Pellets float by almost like lava, on their way to becoming pure metallic iron.  Mesabi Nugget produced about 200,000 tons of nuggets over its first two years.  The goal is 500,000 tons a year.

Still, nuggets are already helping change the rules of the game.  Steel Dynamics has stopped importing pig iron for use in its electric furnaces, because of the nuggets made in Minnesota as well as other domestic efforts.  It acquired its own scrap companyas well.

John Anton is a steel analyst with IHS Global Insight.  He says Steel Dynamics isn’t the only company that wants to supply its own raw materials and buffer itself from the market.

“Raw material costs – and iron ore and scrap are key here – used to be very steady,” he says.  “In the past seven or eight years they have become incredibly volatile.  They’re one of the most volatile things in the entire commodities, more volatile than oil.”

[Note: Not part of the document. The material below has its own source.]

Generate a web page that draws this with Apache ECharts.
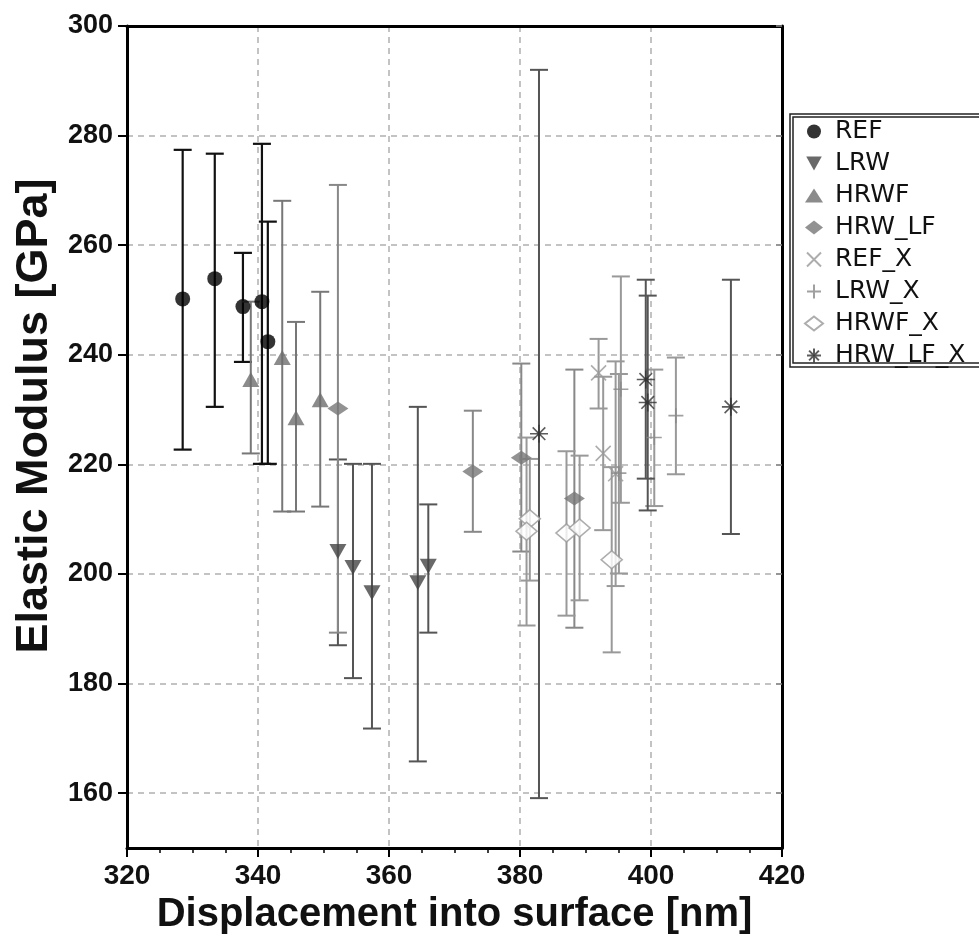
<!DOCTYPE html>
<html>
<head>
<meta charset="utf-8">
<script src="https://cdn.jsdelivr.net/npm/echarts@6/dist/echarts.min.js"></script>
<style>
  html, body { margin: 0; padding: 0; background: #fff; }
  #chart { width: 979px; height: 942px; }
</style>
</head>
<body>
<div id="chart"></div>
<script>
// each point: [displacement nm, modulus GPa, bar top, bar bottom]
const REF = [[328.5, 250.2, 277.4, 222.7], [333.4, 253.9, 276.7, 230.5], [337.7, 248.8, 258.6, 238.7],
             [340.6, 249.7, 278.5, 220.1], [341.5, 242.4, 264.3, 220.1]];
const LRW = [[352.2, 204.1, 220.9, 187.0], [354.5, 201.2, 220.1, 181.0], [357.4, 196.6, 220.1, 171.8],
             [364.4, 198.4, 230.5, 165.8], [366.0, 201.4, 212.7, 189.3]];
const HRWF = [[338.9, 235.5, 249.7, 222.0], [343.7, 239.5, 268.1, 211.4], [345.8, 228.5, 246.0, 211.4],
              [349.5, 231.8, 251.5, 212.3]];
const HRW_LF = [[352.2, 230.2, 271.0, 189.3], [372.8, 218.7, 229.8, 207.7], [380.2, 221.2, 238.4, 204.1],
                [388.3, 213.8, 237.3, 190.2]];
const REF_X = [[392.0, 236.7, 242.9, 230.2], [392.7, 222.0, 236.0, 208.0], [394.6, 218.3, 238.8, 197.8]];
const LRW_X = [[395.1, 218.4, 236.5, 200.1], [395.4, 233.7, 254.3, 213.0], [400.5, 224.9, 237.3, 212.4],
               [403.8, 228.9, 239.5, 218.2]];
const HRWF_X = [[381.5, 210.1, 221.0, 198.8], [381.0, 207.8, 224.9, 190.6], [387.1, 207.5, 222.4, 192.4],
                [389.1, 208.4, 221.6, 195.2], [394.0, 202.6, 219.5, 185.7]];
const HRW_LF_X = [[382.9, 225.6, 292.0, 159.1], [399.2, 235.5, 253.7, 217.4], [399.5, 231.3, 250.8, 211.6],
                  [412.2, 230.5, 253.7, 207.3]];

const yTicks = [160, 180, 200, 220, 240, 260, 280, 300];

const SYM_DOWN = 'path://M0,0L10,0L5,9Z';
const SYM_X = 'path://M0,0L10,10M10,0L0,10';
const SYM_PLUS = 'path://M5,0L5,10M0,5L10,5';
const SYM_STAR = 'path://M5,0L5,10M0,5L10,5M1.5,1.5L8.5,8.5M8.5,1.5L1.5,8.5M4.2,4.2L5.8,4.2L5.8,5.8L4.2,5.8Z';

const groups = [
  {name: 'REF', data: REF, symbol: 'circle', size: 15, color: '#000', bar: '#111', bw: 2.2},
  {name: 'LRW', data: LRW, symbol: SYM_DOWN, size: [17, 15], color: '#444', bar: '#555', bw: 2},
  {name: 'HRWF', data: HRWF, symbol: 'triangle', size: [17, 15], color: '#6e6e6e', bar: '#777', bw: 2},
  {name: 'HRW_LF', data: HRW_LF, symbol: 'diamond', size: [21, 14], color: '#777', bar: '#888', bw: 2},
  {name: 'REF_X', data: REF_X, symbol: SYM_X, size: 15, color: '#999', line: true, bar: '#999', bw: 2},
  {name: 'LRW_X', data: LRW_X, symbol: SYM_PLUS, size: 15, color: '#888', line: true, bar: '#999', bw: 2},
  {name: 'HRWF_X', data: HRWF_X, symbol: 'diamond', size: [21, 18], color: '#999', hollow: true, bar: '#999', bw: 2},
  {name: 'HRW_LF_X', data: HRW_LF_X, symbol: SYM_STAR, size: 18, color: '#333', line: true, bar: '#555', bw: 2}
];

function errorBars(color, width) {
  return function (params, api) {
    const x = api.value(0);
    const hi = api.coord([x, api.value(2)]);
    const lo = api.coord([x, api.value(3)]);
    const w = 9;
    const style = {stroke: color, lineWidth: width};
    return {
      type: 'group',
      children: [
        {type: 'line', shape: {x1: hi[0], y1: hi[1], x2: lo[0], y2: lo[1]}, style: style},
        {type: 'line', shape: {x1: hi[0] - w, y1: hi[1], x2: hi[0] + w, y2: hi[1]}, style: style},
        {type: 'line', shape: {x1: lo[0] - w, y1: lo[1], x2: lo[0] + w, y2: lo[1]}, style: style}
      ]
    };
  };
}

const series = [];
groups.forEach(function (g) {
  series.push({
    name: g.name + ' bars',
    type: 'custom',
    renderItem: errorBars(g.bar, g.bw),
    encode: {x: 0, y: [2, 3]},
    data: g.data,
    z: 2,
    silent: true
  });
});
groups.forEach(function (g) {
  let style;
  if (g.line) style = {color: g.color, borderColor: g.color, borderWidth: 1.6};
  else if (g.hollow) style = {color: '#fff', borderColor: g.color, borderWidth: 1.6};
  else style = {color: g.color};
  series.push({
    name: g.name,
    type: 'scatter',
    symbol: g.symbol,
    symbolSize: g.size,
    itemStyle: style,
    encode: {x: 0, y: 1},
    data: g.data,
    z: 5
  });
});

const chart = echarts.init(document.getElementById('chart'));
const frame = {show: true, lineStyle: {color: '#000', width: 3}};
const grid = {show: true, lineStyle: {color: '#b0b0b0', width: 1.5, type: [6, 5]}};

chart.setOption({
  animation: false,
  grid: {left: 127, top: 26, width: 655, height: 822},
  legend: {
    data: groups.map(function (g) { return g.name; }),
    orient: 'vertical',
    left: 804,
    top: 119,
    padding: 0,
    itemWidth: 18,
    itemHeight: 14,
    itemGap: 7,
    selectedMode: false,
    textStyle: {fontFamily: 'DejaVu Sans', fontSize: 25, lineHeight: 25, color: '#111', padding: [0, 0, 0, 7]}
  },
  graphic: [
    {type: 'rect', shape: {x: 790, y: 114, width: 230, height: 253}, style: {fill: null, stroke: '#222', lineWidth: 1.5}},
    {type: 'rect', shape: {x: 793, y: 117, width: 230, height: 246}, style: {fill: null, stroke: '#222', lineWidth: 1.5}}
  ],
  xAxis: [{
    type: 'value',
    min: 320,
    max: 420,
    interval: 20,
    name: 'Displacement into surface [nm]',
    nameLocation: 'middle',
    nameGap: 46,
    nameTextStyle: {fontFamily: 'Liberation Sans', fontWeight: 'bold', fontSize: 40, color: '#111'},
    axisLine: frame,
    axisTick: {show: true, length: 9, lineStyle: {color: '#000', width: 2}},
    minorTick: {show: true, splitNumber: 4, length: 5, lineStyle: {color: '#000', width: 1.5}},
    axisLabel: {fontFamily: 'Liberation Sans', fontWeight: 'bold', fontSize: 28, color: '#111', margin: 14},
    splitLine: grid
  }, {
    type: 'value',
    position: 'top',
    min: 320,
    max: 420,
    interval: 20,
    axisLine: frame,
    axisTick: {show: false},
    axisLabel: {show: false},
    splitLine: {show: false}
  }],
  yAxis: [{
    type: 'value',
    min: 150,
    max: 300,
    name: 'Elastic Modulus [GPa]',
    nameLocation: 'middle',
    nameGap: 70,
    nameTextStyle: {fontFamily: 'Liberation Sans', fontWeight: 'bold', fontSize: 45, color: '#111', padding: [0, 0, 0, 42]},
    axisLine: frame,
    axisTick: {show: true, length: 9, customValues: yTicks, lineStyle: {color: '#000', width: 2}},
    axisLabel: {fontFamily: 'Liberation Sans', fontWeight: 'bold', fontSize: 27, color: '#111', margin: 14, customValues: yTicks},
    splitLine: grid
  }, {
    type: 'value',
    position: 'right',
    min: 150,
    max: 300,
    axisLine: frame,
    axisTick: {show: true, inside: true, length: 6, customValues: yTicks, lineStyle: {color: '#888', width: 1.5}},
    axisLabel: {show: false},
    splitLine: {show: false}
  }],
  series: series
});
</script>
</body>
</html>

Now the major iron ore producer Cliffs Natural Resources is considering opening a nugget plant in Michigan’s Upper Peninsula.  That idea is still in the feasibility study phase.

Michael Locker is president of the business consulting firm Locker Associates.  He says the new nugget technology means the Minnesota Iron Range can now supply the growing part of the steel industry.

“It will mean employment.  It will mean the mines are gonna work again.  It will mean transportation and it’ll strengthen the steel industry of the United States,” he says.

There’s a ways to go before the Mesabi Nugget plant is pronounced a success.  If it is, the hope is it could attract more electric furnace steelmakers to the region.